• Fri
  • Aug 1, 2014
  • Updated: 2:15pm

Life in the fast lane on offer for 'red' drivers

PUBLISHED : Friday, 14 November, 2003, 12:00am
UPDATED : Friday, 14 November, 2003, 12:00am

Independent minibus operators will be offered concessions in exchange for switching to licensed, green vehicles


The government has floated a trial plan that might eventually phase out red minibuses in the northwestern New Territories by offering some 'red' drivers the chance to set up their own companies and drive on faster highways.


The plan is the latest government attempt to phase out the unregulated red minibuses in favour of green minibuses, which are regulated.


The red drivers can devise routes and set fares without approval from the Transport Department.


Those who decide to participate in the new scheme must agree to combine their individual operations into three new driver-owned companies and to repaint their vehicles green.

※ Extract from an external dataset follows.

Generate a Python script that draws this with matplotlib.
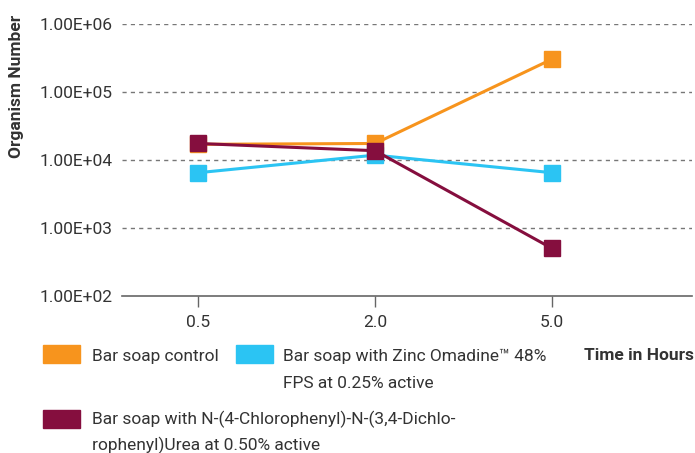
import numpy as np
import matplotlib.pyplot as plt
from matplotlib.patches import Rectangle

plt.rcParams['font.family'] = ['Roboto', 'DejaVu Sans']

# data
hours = ['0.5', '2.0', '5.0']
control = [1.7e4, 1.75e4, 3.05e5]
zinc = [6.5e3, 1.18e4, 6.5e3]
urea = [1.75e4, 1.37e4, 5.0e2]

names = ['Bar soap control',
         'Bar soap with Zinc Omadine\u2122 48%\nFPS at 0.25% active',
         'Bar soap with N-(4-Chlorophenyl)-N-(3,4-Dichlo-\nrophenyl)Urea at 0.50% active']
colors = ['#F7941D', '#2BC4F3', '#850E3E']

W, H = 695, 453
fig = plt.figure(figsize=(W/100, H/100), dpi=100)
ax = fig.add_axes([122/W, 1-296/H, 570/W, 272/H])

x = np.arange(len(hours))
for vals, col in zip([control, zinc, urea], colors):
    ax.plot(x, vals, color=col, lw=2.2, marker='s', ms=11.5, mec=col, zorder=3)

ax.set_yscale('log')
ax.set_ylim(1e2, 1e6)
ax.set_xlim(-0.43, 2.79)
ax.set_xticks(x)
ax.set_xticklabels(hours)
ax.set_yticks([1e2, 1e3, 1e4, 1e5, 1e6])
ax.set_yticklabels(['1.00E+02', '1.00E+03', '1.00E+04', '1.00E+05', '1.00E+06'])
ax.minorticks_off()
ax.tick_params(axis='y', length=0, pad=6.5, labelsize=12.5, colors='#333333')
ax.tick_params(axis='x', length=8, width=1, color='#666666', pad=6, labelsize=12.5, labelcolor='#333333')
for s in ['left', 'right', 'top']:
    ax.spines[s].set_visible(False)
ax.spines['bottom'].set_color('#666666')
ax.spines['bottom'].set_linewidth(1.2)
for v in [1e3, 1e4, 1e5, 1e6]:
    ax.axhline(v, color='#777777', lw=1, ls=(0, (3, 3)), zorder=1)

fig.text(17/W, 1-86/H, 'Organism Number', rotation=90, ha='center', va='center',
         fontsize=12.5, fontweight='bold', color='#333333')

# legend
boxes = [(43, 345), (236, 345), (43, 410)]
baselines = [361, 361, 424]
text_x = [92, 283, 92]
for (bx, by), tx, ty, name, col in zip(boxes, text_x, baselines, names, colors):
    fig.patches.append(Rectangle((bx/W, 1-(by+18)/H), 37/W, 18/H, color=col,
                                 transform=fig.transFigure, figure=fig))
    for i, line in enumerate(name.split('\n')):
        fig.text(tx/W, 1-(ty + 26.5*i)/H, line, ha='left', va='baseline',
                 fontsize=12.5, color='#333333')

fig.text(694/W, 1-360/H, 'Time in Hours', ha='right', va='baseline', fontsize=12.5,
         fontweight='bold', color='#333333')

fig.savefig('out.png', dpi=100)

The incentive is permission to operate on Route 3, a highway with a higher speed limit than the one imposed on current red bus routes.


The Transport Department will launch a survey of red minibus drivers today to gauge the level of support for the plan.


Officials also want to count the number of buses and drivers plying the Yuen Long to Kowloon route.


New companies formed under the plan would be given trial licences for three new green minibus routes. The routes go from Yuen Long to Tsuen Wan, Mongkok and Jordan, along Route 3, via the Tai Lam Tunnel.


At present, red minibuses from Yuen Long are restricted to operating on Castle Peak Road.


The biggest concession for the red drivers is that they will not have to tender for the new routes, saving them bureaucratic headaches that could otherwise prove insurmountable.


Unlike green minibuses, red minibuses are typically operated by their owners.


The licences would be valid for six months.


The government would then assess the performance of the three operators to determine whether to make the routes permanent.


The Transport Department has organised a meeting with drivers for next Friday to explain and discuss the plan.


Industry sources associated with the two main red minibus associations have backed the plan, but it is uncertain what level of support the changes have among the many independent owner-operators.


'These drivers would lose their independence and they may not want to be part of a larger company at all,' one source said.


The three new routes can only accommodate about 60 minibuses, so red minibus owners not part of the scheme would be allowed to continue operating under present rules.


Government sources said they were uncertain about how many red minibuses actually operated between Kowloon and Yuen Long, but estimated there are about 300 drivers.


In June, about 150 minibus drivers staged a slow-drive protest from Yuen Long to Central to demand the right to operate on Route 3 - on the basis that the Kowloon-Canton Railway Corporation's new West Rail line might bring too much competition.


The drivers claim passengers could save at least 30 minutes by using Route 3 and the tunnel, even though the Tai Lam Tunnel's $60 toll may make the route too costly for many commuters.